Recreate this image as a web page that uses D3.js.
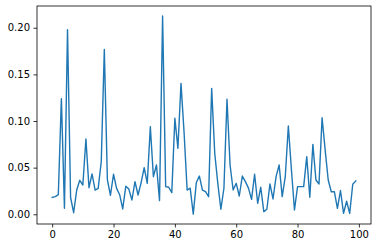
<!DOCTYPE html>
<html>
<head>
<meta charset="utf-8">
<script src="https://cdn.jsdelivr.net/npm/d3@7"></script>
<style>
  html, body { margin: 0; padding: 0; background: #fff; }
  svg { display: block; }
  .tick text { font-family: "DejaVu Sans", sans-serif; font-size: 10px; fill: #000; }
</style>
</head>
<body>
<svg id="chart" width="378" height="248"></svg>
<script>
const values = [
  0.018, 0.019, 0.021, 0.124, 0.0064, 0.198, 0.018, 0.0017, 0.026, 0.0364,
  0.0314, 0.0807, 0.0285, 0.0432, 0.026, 0.0278, 0.0564, 0.1768, 0.0368, 0.0204,
  0.0429, 0.0278, 0.021, 0.0057, 0.030, 0.027, 0.0153, 0.035, 0.0207, 0.034,
  0.050, 0.0332, 0.0939, 0.0403, 0.0528, 0.0146, 0.2127, 0.0296, 0.029, 0.0232,
  0.1029, 0.0707, 0.1404, 0.088, 0.026, 0.028, 0.0002, 0.034, 0.041, 0.026,
  0.0242, 0.0189, 0.135, 0.0654, 0.0332, 0.0054, 0.0279, 0.1233, 0.0528, 0.026,
  0.0332, 0.0196, 0.041, 0.035, 0.028, 0.016, 0.0429, 0.0118, 0.029, 0.0028,
  0.0054, 0.0325, 0.0164, 0.0403, 0.0528, 0.0189, 0.0403, 0.0946, 0.048, 0.0046,
  0.0296, 0.0296, 0.0296, 0.0618, 0.0182, 0.075, 0.0368, 0.0325, 0.1035, 0.069,
  0.0368, 0.0242, 0.0242, 0.0064, 0.0255, 0.001, 0.014, 0.001, 0.0322, 0.0358
];
const xTicks = [0, 20, 40, 60, 80, 100];
const yTicks = [0.00, 0.05, 0.10, 0.15, 0.20];

const svg = d3.select("#chart");
const padL = 37, padR = 371, padT = 6, padB = 224;

const n = values.length;
const xPad = 0.05 * (n - 1);
const x = d3.scaleLinear().domain([-xPad, (n - 1) + xPad]).range([padL, padR]);
const yMin = d3.min(values), yMax = d3.max(values);
const yPad = 0.05 * (yMax - yMin);
const y = d3.scaleLinear().domain([yMin - yPad, yMax + yPad]).range([padB, padT]);

const xAxis = svg.append("g")
  .attr("transform", `translate(0,${padB})`)
  .call(d3.axisBottom(x).tickValues(xTicks).tickFormat(d3.format("d")).tickSize(3.5).tickPadding(3.5));
const yAxis = svg.append("g")
  .attr("transform", `translate(${padL},0)`)
  .call(d3.axisLeft(y).tickValues(yTicks).tickFormat(d3.format(".2f")).tickSize(3.5).tickPadding(3.5));
[xAxis, yAxis].forEach(g => {
  g.select(".domain").remove();
  g.selectAll(".tick line").attr("stroke", "#000").attr("stroke-width", 0.8);
});

const line = d3.line().x((d, i) => x(i)).y(d => y(d));
svg.append("path")
  .datum(values)
  .attr("fill", "none")
  .attr("stroke", "#1f77b4")
  .attr("stroke-width", 1.4)
  .attr("stroke-linejoin", "round")
  .attr("stroke-linecap", "square")
  .attr("d", line);

svg.append("rect")
  .attr("x", padL).attr("y", padT)
  .attr("width", padR - padL).attr("height", padB - padT)
  .attr("fill", "none").attr("stroke", "#000").attr("stroke-width", 0.8);
</script>
</body>
</html>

========

Retype the data above exactly; pictures are not part of the copy.

Recreate this image as a web page that uses D3.js.
<!DOCTYPE html>
<html>
<head>
<meta charset="utf-8">
<script src="https://cdn.jsdelivr.net/npm/d3@7"></script>
<style>
  html, body { margin: 0; padding: 0; background: #fff; }
  svg { display: block; }
  .tick text { font-family: "DejaVu Sans", sans-serif; font-size: 10px; fill: #000; }
</style>
</head>
<body>
<svg id="chart" width="378" height="248"></svg>
<script>
const values = [
  0.018, 0.019, 0.021, 0.124, 0.0064, 0.198, 0.018, 0.0017, 0.026, 0.0364,
  0.0314, 0.0807, 0.0285, 0.0432, 0.026, 0.0278, 0.0564, 0.1768, 0.0368, 0.0204,
  0.0429, 0.0278, 0.021, 0.0057, 0.030, 0.027, 0.0153, 0.035, 0.0207, 0.034,
  0.050, 0.0332, 0.0939, 0.0403, 0.0528, 0.0146, 0.2127, 0.0296, 0.029, 0.0232,
  0.1029, 0.0707, 0.1404, 0.088, 0.026, 0.028, 0.0002, 0.034, 0.041, 0.026,
  0.0242, 0.0189, 0.135, 0.0654, 0.0332, 0.0054, 0.0279, 0.1233, 0.0528, 0.026,
  0.0332, 0.0196, 0.041, 0.035, 0.028, 0.016, 0.0429, 0.0118, 0.029, 0.0028,
  0.0054, 0.0325, 0.0164, 0.0403, 0.0528, 0.0189, 0.0403, 0.0946, 0.048, 0.0046,
  0.0296, 0.0296, 0.0296, 0.0618, 0.0182, 0.075, 0.0368, 0.0325, 0.1035, 0.069,
  0.0368, 0.0242, 0.0242, 0.0064, 0.0255, 0.001, 0.014, 0.001, 0.0322, 0.0358
];
const xTicks = [0, 20, 40, 60, 80, 100];
const yTicks = [0.00, 0.05, 0.10, 0.15, 0.20];

const svg = d3.select("#chart");
const padL = 37, padR = 371, padT = 6, padB = 224;

const n = values.length;
const xPad = 0.05 * (n - 1);
const x = d3.scaleLinear().domain([-xPad, (n - 1) + xPad]).range([padL, padR]);
const yMin = d3.min(values), yMax = d3.max(values);
const yPad = 0.05 * (yMax - yMin);
const y = d3.scaleLinear().domain([yMin - yPad, yMax + yPad]).range([padB, padT]);

const xAxis = svg.append("g")
  .attr("transform", `translate(0,${padB})`)
  .call(d3.axisBottom(x).tickValues(xTicks).tickFormat(d3.format("d")).tickSize(3.5).tickPadding(3.5));
const yAxis = svg.append("g")
  .attr("transform", `translate(${padL},0)`)
  .call(d3.axisLeft(y).tickValues(yTicks).tickFormat(d3.format(".2f")).tickSize(3.5).tickPadding(3.5));
[xAxis, yAxis].forEach(g => {
  g.select(".domain").remove();
  g.selectAll(".tick line").attr("stroke", "#000").attr("stroke-width", 0.8);
});

const line = d3.line().x((d, i) => x(i)).y(d => y(d));
svg.append("path")
  .datum(values)
  .attr("fill", "none")
  .attr("stroke", "#1f77b4")
  .attr("stroke-width", 1.4)
  .attr("stroke-linejoin", "round")
  .attr("stroke-linecap", "square")
  .attr("d", line);

svg.append("rect")
  .attr("x", padL).attr("y", padT)
  .attr("width", padR - padL).attr("height", padB - padT)
  .attr("fill", "none").attr("stroke", "#000").attr("stroke-width", 0.8);
</script>
</body>
</html>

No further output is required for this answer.